Eğitimde fırsat eşitliğinin çok önemli olduğunu vurgulayan Mantaş, “Bende bir veliyim iki çocuğum var. Biri lisede biri ortaokulda okuyor. Evinde bir bilgisayar vardı, borç altına girdim, kredi çektim ve ikinci bilgisayar almak zorunda kaldım. Piyasada bilgisayarda bulunuyor. Öğretmenim ben kendine ders veriyorum düşünün aynı anda iki çocuk iki bilgisayarı kullanıyor bende online ders vereceğim bana da bilgisayar gerekiyor. Şimdi yine biz çalışıyoruz devlet memuruyuz,  bir şekilde sabit bir geliriniz var. Asgari ücretli olan bir ailenin iki çocuğu varsa bunu imkanı nasıl sağlar. Bunun çözüm yolları var elbette. Çanakkale’de çok güzel örnekleri var.

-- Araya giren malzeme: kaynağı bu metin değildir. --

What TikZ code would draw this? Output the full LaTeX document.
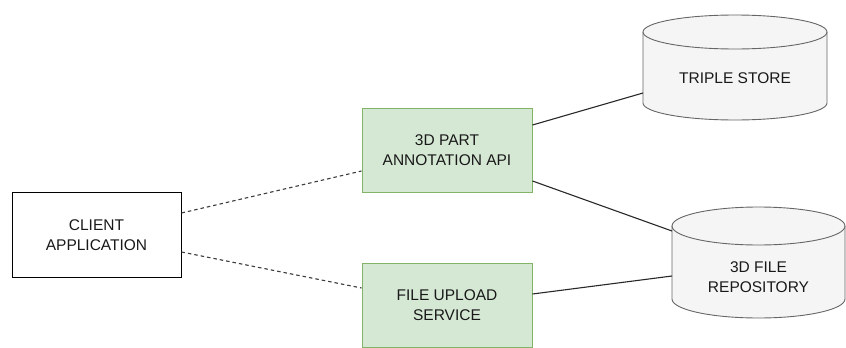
\documentclass[tikz,border=0pt]{standalone}
\usepackage{fontspec}
\setmainfont{Liberation Sans}
\begin{document}
\begin{tikzpicture}[x=1pt,y=-1pt,
  txt/.style={font=\fontsize{15.5}{19.5}\selectfont, align=center, text=black!90},
  plainbox/.style={txt, draw=black, line width=1pt, fill=white, minimum width=169pt, minimum height=85pt, inner sep=0pt},
  svcbox/.style={txt, draw={rgb,255:red,130;green,179;blue,102}, line width=1pt, fill={rgb,255:red,213;green,232;blue,212}, minimum width=170pt, minimum height=84pt, inner sep=0pt},
  cyl/.style={draw={rgb,255:red,102;green,102;blue,102}, line width=0.9pt, fill={rgb,255:red,245;green,245;blue,245}},
  dlink/.style={draw={rgb,255:red,60;green,60;blue,60}, line width=1.1pt, dash pattern=on 3.5pt off 3pt},
  slink/.style={draw={rgb,255:red,40;green,40;blue,40}, line width=1.1pt}
]
\useasboundingbox (0,0) rectangle (846,348);

% database cylinders: body outline, then the front rim of the top ellipse
\path[cyl] (643,32) -- (643,103) arc[start angle=180, end angle=360, x radius=92pt, y radius=17pt] -- (827,32) arc[start angle=0, end angle=180, x radius=92pt, y radius=17pt] -- cycle;
\draw[cyl, fill=none] (643,32) arc[start angle=180, end angle=360, x radius=92pt, y radius=17pt];
\node[txt] (triple) at (735,78) {TRIPLE STORE};
\coordinate (tripleIn) at (643,93);

\path[cyl] (672,226) -- (672,299) arc[start angle=180, end angle=360, x radius=86.5pt, y radius=19pt] -- (845,226) arc[start angle=0, end angle=180, x radius=86.5pt, y radius=19pt] -- cycle;
\draw[cyl, fill=none] (672,226) arc[start angle=180, end angle=360, x radius=86.5pt, y radius=19pt];
\node[txt] (repo) at (758.5,277) {3D FILE\\REPOSITORY};
\coordinate (repoInA) at (672,231);
\coordinate (repoInB) at (672,276);

% boxes
\node[plainbox] (client) at (96.5,235) {CLIENT\\APPLICATION};
\node[svcbox] (api) at (447,150) {3D PART\\ANNOTATION API};
\node[svcbox] (upload) at (447,305) {FILE UPLOAD\\SERVICE};

% connectors
\draw[dlink] ([yshift=22pt]client.east) -- ([yshift=-21pt]api.west);
\draw[dlink] ([yshift=-17pt]client.east) -- ([yshift=17pt]upload.west);
\draw[slink] ([yshift=25pt]api.east) -- (tripleIn);
\draw[slink] ([yshift=-31pt]api.east) -- (repoInA);
\draw[slink] ([yshift=11pt]upload.east) -- (repoInB);
\end{tikzpicture}
\end{document}
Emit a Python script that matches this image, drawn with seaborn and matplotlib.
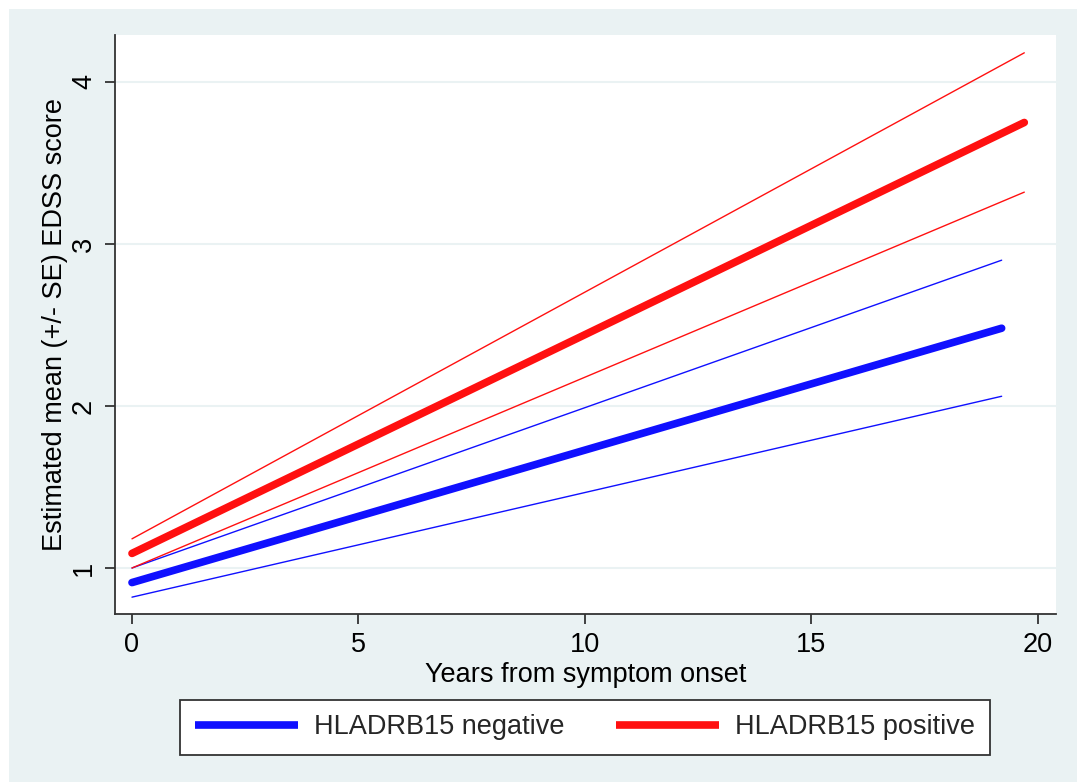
import matplotlib
matplotlib.use("Agg")
import matplotlib.pyplot as plt
from matplotlib.patches import Rectangle
from matplotlib.lines import Line2D
import seaborn as sns
import pandas as pd

sns.set_theme(style="white")
plt.rcParams["font.family"] = ["Liberation Sans", "DejaVu Sans"]

# Estimated EDSS trajectories (mean and +/- SE bounds), endpoints of each fitted line
years_neg = [0, 19.2]
mean_neg = [0.91, 2.48]
upper_neg = [1.00, 2.90]
lower_neg = [0.82, 2.06]

years_pos = [0, 19.7]
mean_pos = [1.09, 3.75]
upper_pos = [1.18, 4.18]
lower_pos = [1.00, 3.32]

group_labels = ["HLADRB15 negative", "HLADRB15 positive"]
x_ticks = [0, 5, 10, 15, 20]
y_ticks = [1, 2, 3, 4]

BLUE = "#1010ff"
RED = "#ff1010"
BG = "#eaf2f3"
FS = 19.5

W, H = 1077, 782
fig = plt.figure(figsize=(W / 100, H / 100), dpi=100, facecolor="white")
fig.patches.append(Rectangle((9 / W, 0), 1 - 9 / W, 1 - 9 / H,
                             transform=fig.transFigure, facecolor=BG,
                             edgecolor="none", zorder=-10))

ax = fig.add_axes([115 / W, (H - 614) / H, (1056 - 115) / W, (614 - 35) / H])
ax.set_facecolor("white")

for xs, ys, col, lw in [
    (years_neg, upper_neg, BLUE, 1.0),
    (years_neg, lower_neg, BLUE, 1.0),
    (years_pos, upper_pos, RED, 1.0),
    (years_pos, lower_pos, RED, 1.0),
    (years_neg, mean_neg, BLUE, 5.5),
    (years_pos, mean_pos, RED, 5.5),
]:
    df = pd.DataFrame({"x": xs, "y": ys})
    sns.lineplot(data=df, x="x", y="y", ax=ax, color=col, linewidth=lw,
                 solid_capstyle="round", zorder=3)

ax.set_xlim(-0.375, 20.4)
ax.set_ylim(0.716, 4.29)
ax.set_xticks(x_ticks)
ax.set_yticks(y_ticks)
ax.set_yticklabels([str(v) for v in y_ticks], rotation=90, va="center")
ax.grid(axis="y", color=BG, linewidth=1.5, zorder=0)
ax.grid(axis="x", visible=False)

for side in ["top", "right"]:
    ax.spines[side].set_visible(False)
for side in ["left", "bottom"]:
    ax.spines[side].set_color("#333333")
    ax.spines[side].set_linewidth(1.3)

ax.tick_params(axis="both", which="major", direction="out", length=7,
               width=1.3, color="#333333", labelsize=FS, labelcolor="black",
               left=True, bottom=True)
ax.tick_params(axis="y", pad=6)
ax.tick_params(axis="x", pad=6)

ax.set_xlabel("Years from symptom onset", fontsize=FS, color="black", labelpad=3)
ax.set_ylabel("Estimated mean (+/- SE) EDSS score", fontsize=FS, color="black",
              labelpad=2)

handles = [Line2D([0], [0], color=BLUE, linewidth=5.5, solid_capstyle="butt"),
           Line2D([0], [0], color=RED, linewidth=5.5, solid_capstyle="butt")]
leg = fig.legend(handles, group_labels, loc="center",
                 bbox_to_anchor=(585 / W, 1 - 727.5 / H), ncol=2,
                 fontsize=FS, frameon=True, fancybox=False, shadow=False,
                 handlelength=3.8, columnspacing=1.9, borderpad=0.55,
                 handletextpad=0.6, borderaxespad=0)
frame = leg.get_frame()
frame.set_edgecolor("#333333")
frame.set_linewidth(1.3)
frame.set_facecolor("white")
frame.set_alpha(1)

fig.savefig("out.png", dpi=100, facecolor=fig.get_facecolor())
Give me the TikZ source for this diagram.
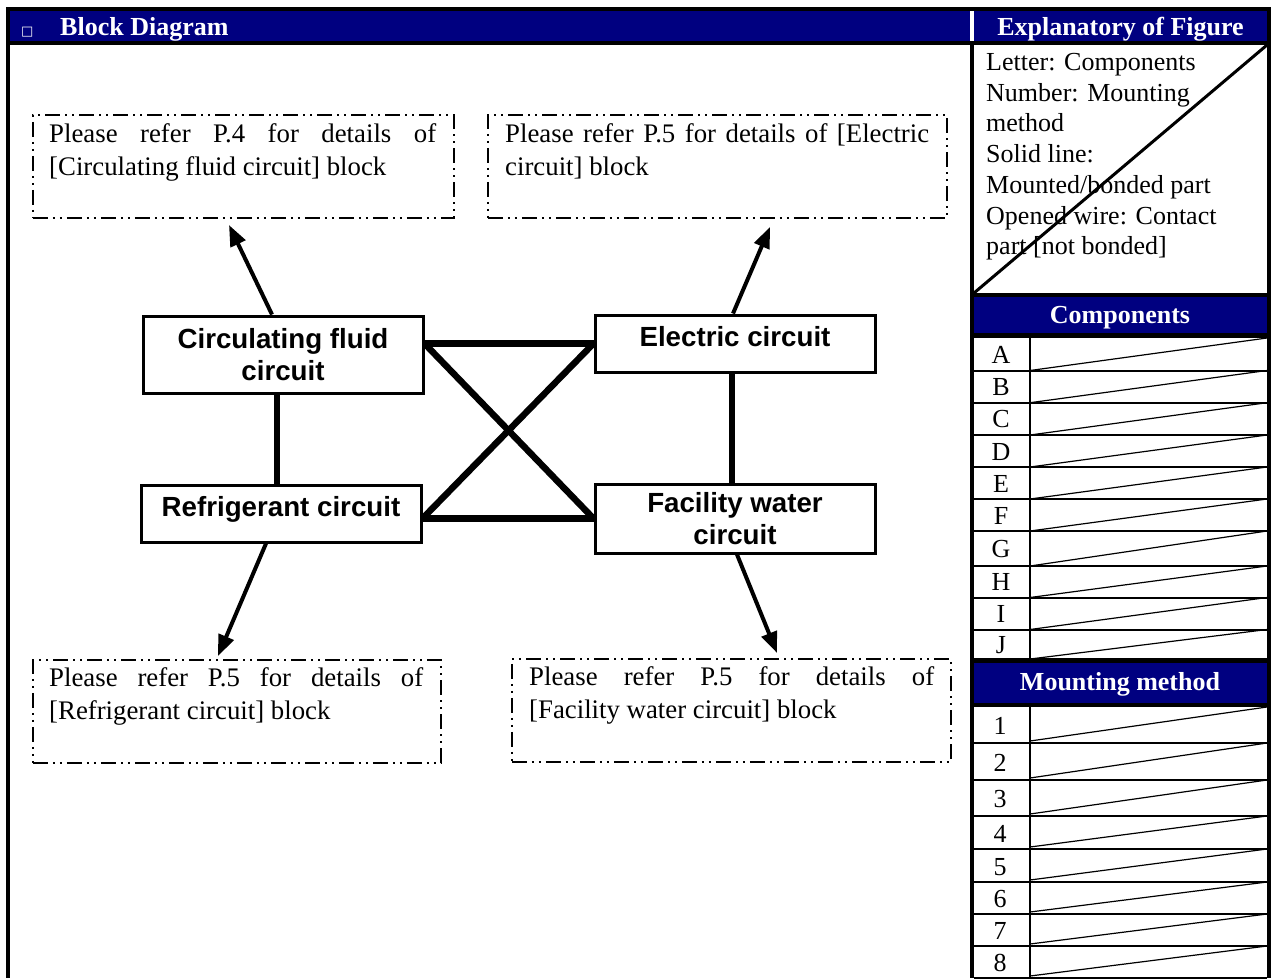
\documentclass[tikz,border=0pt]{standalone}
\usepackage{fontspec}
\setmainfont{Liberation Serif}
\newfontfamily\blockfont{Liberation Sans}
\newfontfamily\symfont{DejaVu Sans}
\usetikzlibrary{arrows.meta,calc}
\definecolor{navy}{RGB}{0,0,128}
\tikzset{
  serif/.style={font=\fontsize{26.8}{33.5}\selectfont, inner sep=0pt},
  headtext/.style={font=\fontsize{26}{30}\selectfont\bfseries, text=white, inner sep=0pt},
  blockbox/.style={draw, line width=3pt, font=\fontsize{27.7}{32.3}\selectfont\blockfont\bfseries, align=center, minimum width=280pt, inner sep=0pt},
  oneline/.style={text height=20pt, text depth=15pt},
  link/.style={line width=6.5pt},
  outarrow/.style={line width=4pt, -{Triangle[length=21pt,width=16pt]}},
  refbox/.style={draw, line width=1.8pt, dash pattern=on 15pt off 5pt on 2pt off 5pt on 2pt off 5pt, anchor=north west, inner sep=0pt, minimum height=103pt},
  reftext/.style={serif, anchor=base west, align=justify},
  celltext/.style={font=\fontsize{26}{30}\selectfont, inner sep=0pt, anchor=base},
  sepline/.style={line width=2pt},
  diagline/.style={line width=1.2pt}
}
\begin{document}
\begin{tikzpicture}[x=1pt,y=-1pt]
\useasboundingbox (0,0) rectangle (1274,978);
% frame and header bands
\fill[black] (6,7) rectangle (1271,11);
\fill[navy] (10,11) rectangle (969.5,41);
\fill[navy] (973.5,11) rectangle (1267,41);
\fill[black] (6,41) rectangle (1271,45);
\fill[black] (6,7) rectangle (10,978);
\fill[black] (1267,7) rectangle (1271,978);
\fill[black] (970,45) rectangle (974,978);
\node[anchor=base west, inner sep=0pt, text=white, font=\fontsize{13}{15}\selectfont\symfont] (sq) at (21,35) {□};
\node[headtext, anchor=base west] (title) at (60,35) {Block Diagram};
\node[headtext, anchor=base] (explh) at (1120.5,35) {Explanatory of Figure};
% explanatory box
\draw[line width=3pt] (974,293) -- (1267,45);
\foreach \txt/\yy [count=\i] in {{Letter: Components}/70, {Number: Mounting}/101, {method}/131, {Solid line:}/162, {Mounted/bonded part}/193, {Opened wire: Contact}/224, {part [not bonded]}/254}
  \node[celltext, anchor=base west] (ex\i) at (986,\yy) {\txt};
\fill[black] (970,293) rectangle (1271,297);
\fill[navy] (974,297) rectangle (1267,333);
\fill[black] (970,333) rectangle (1271,338);
\node[headtext, anchor=base] (comph) at (1120,323.5) {Components};
% components table
\foreach \t/\b/\l in {338/370.5/A, 370.5/402.7/B, 402.7/435/C, 435/467/D, 467/499/E, 499/531/F, 531/566/G, 566/597.5/H, 597.5/629.5/I, 629.5/659/J}{
  \draw[sepline] (974,\b) -- (1267,\b);
  \draw[diagline] (1030,\b) -- (1267,\t);
  \node[celltext] (c\l) at (1001,{(\t+\b)/2+9}) {\l};
}
\draw[sepline] (1030,338) -- (1030,659);
\fill[black] (970,659) rectangle (1271,663);
\fill[navy] (974,663) rectangle (1267,703);
\fill[black] (970,703) rectangle (1271,707);
\node[headtext, anchor=base] (mounth) at (1120,690) {Mounting method};
% mounting table
\foreach \t/\b/\l in {707/743/1, 743/780/2, 780/816/3, 816/849/4, 849/882/5, 882/914/6, 914/946/7, 946/978/8}{
  \draw[sepline] (974,\b) -- (1267,\b);
  \draw[diagline] (1030,\b-2) -- (1267,\t);
  \node[celltext] (m\l) at (1000,{(\t+\b)/2+9.5}) {\l};
}
\draw[sepline] (1030,707) -- (1030,978);
% reference boxes
\node[refbox, minimum width=421pt] (B1) at (32,114) {};
\node[reftext, text width=387pt] (T1) at (49,142) {Please refer P.4 for details of\linebreak[4] [Circulating fluid circuit] block};
\node[refbox, minimum width=459pt] (B2) at (487,114) {};
\node[reftext, text width=424pt] (T2) at (505,142) {Please refer P.5 for details of [Electric\linebreak[4] circuit] block};
\node[refbox, minimum width=408pt] (B3) at (32,659) {};
\node[reftext, text width=374pt] (T3) at (49,686) {Please refer P.5 for details of\linebreak[4] [Refrigerant circuit] block};
\node[refbox, minimum width=439pt] (B4) at (511,658) {};
\node[reftext, text width=405pt] (T4) at (529,685) {Please refer P.5 for details of\linebreak[4] [Facility water circuit] block};
% blocks
\node[blockbox, minimum height=77pt] (CF) at (283,354.5) {Circulating fluid\\circuit};
\node[blockbox, oneline, minimum height=57pt] (EC) at (735,343.5) {Electric circuit};
\node[blockbox, oneline, minimum height=57pt] (RC) at (281,513.5) {Refrigerant circuit};
\node[blockbox, minimum height=69pt] (FW) at (735,518.5) {Facility water\\circuit};
% links
\draw[link] (CF.east |- EC.west) -- (EC.west);
\draw[link] (RC.east |- FW.west) -- (FW.west);
\draw[link] (CF.east |- EC.west) -- (FW.west);
\draw[link] (RC.east |- FW.west) -- (EC.west);
\draw[link] ([xshift=-6pt]CF.south) -- ([xshift=-6pt]CF.south |- RC.north);
\draw[link] ([xshift=-3pt]EC.south) -- ([xshift=-3pt]EC.south |- FW.north);
% arrows
\coordinate (t1) at (229,225);
\coordinate (t2) at (770,227);
\coordinate (t3) at (218,656);
\coordinate (t4) at (777,653);
\draw[outarrow] ([xshift=-11pt]CF.north) -- (t1);
\draw[outarrow] ([xshift=-2pt]EC.north) -- (t2);
\draw[outarrow] ([xshift=-15pt]RC.south) -- (t3);
\draw[outarrow] ([xshift=2pt]FW.south) -- (t4);
\end{tikzpicture}
\end{document}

Kepez Atatürk İlkokulu'nun kendi bir çalışması var. Atıl durumda bulunan kullanılmış insanların ellerinde bulunan bilgisayar ve tabletleri topluyorlar bakımını yapıyorlar ve ihtiyaç sahibi olan öğrencilere ulaştırıyorlar. Yerel yönetimlerin bu konuda çalışmaları var. Firmalardan, sponsorlardan aldıkları toplandıkları bilgisayarları ihtiyaç sahibi öğrencilere ulaşabiliyorlar. İl Milli Eğitim Müdürlüğünün çalışması var. Yoksul olup bilgisayarı olmayan öğrencilere topladıkları bilgisayarları ulaştırıyorlar. Çanakkale Valiliğinin böyle bir çalışması var. Bu tür çalışmalar çok güzel. Toplumsal anlamda bu yardım konusu gerçekten  yaygınlaştırılırsa belki çocukların online ders ile ilgili onunla yaşadıkları bu teknolojik sorunumuz da ortadan  kalkmış olur. Bu yardımları toplum olarak mutlaka yapmalıyız.”

“YÜZ YÜZE EĞİTİME KATILAN OKUL TÜRLERİNİN SAYISI ARTARAK DEVAM ETMELİ”
5 Ekim Pazartesi günü Corona Virüs sürecinde farklı bir döneme başlanacağının da altını çizen Mantaş “Milli Eğitim Bakanlığının burada yapması gereken birkaç şey var bunlardan biri bakanlığın bütçesini arttırmak zorunda. Milli Eğitim Bakanlığına Bütçe verilmesi lazım. Mutlaka ek bir bütçe lazım. İkincisi Bakanlığın bütçesinin bir kısmının verildiği vakıflara artık bütçe verilmemesi ve bu bütçelerin bakanlıkta kalması sağlanmalı. Atanmayan öğretmen ihtiyacı, yeni derslik ihtiyacı var. Sınıf sayılarını arttırıp öğretmen ihtiyacı oranında öğretmen atamasının yapılması yapılıp yüz yüze eğitimin bir şekilde başlaması gerekiyor. Pandemi koşullarına uyarak ve denetim altına alarak, gerekli şartlar ve koşullar sağlandıktan sonra mutlaka yüz yüze eğitimin başlaması gerekiyor. Milli Eğitim Bakanlığı 5 Ekim pazartesi itibari ile 4 lise türünde eğitim öğretim yüz yüze başlayacak. Mesleki ve Teknik Anadolu Liseleri, Çok programlı Anadolu Liseleri, mesleki eğitim merkezleri, güzel Sanatlar Liseleri ve Spor liselerinde tüm sınıf seviyelerinde yüz yüze başlanacak. Dileriz gerekli önlemlerinde alınması ile tüm öğrenciler yüz yüze eğitime başlarlar” dedi.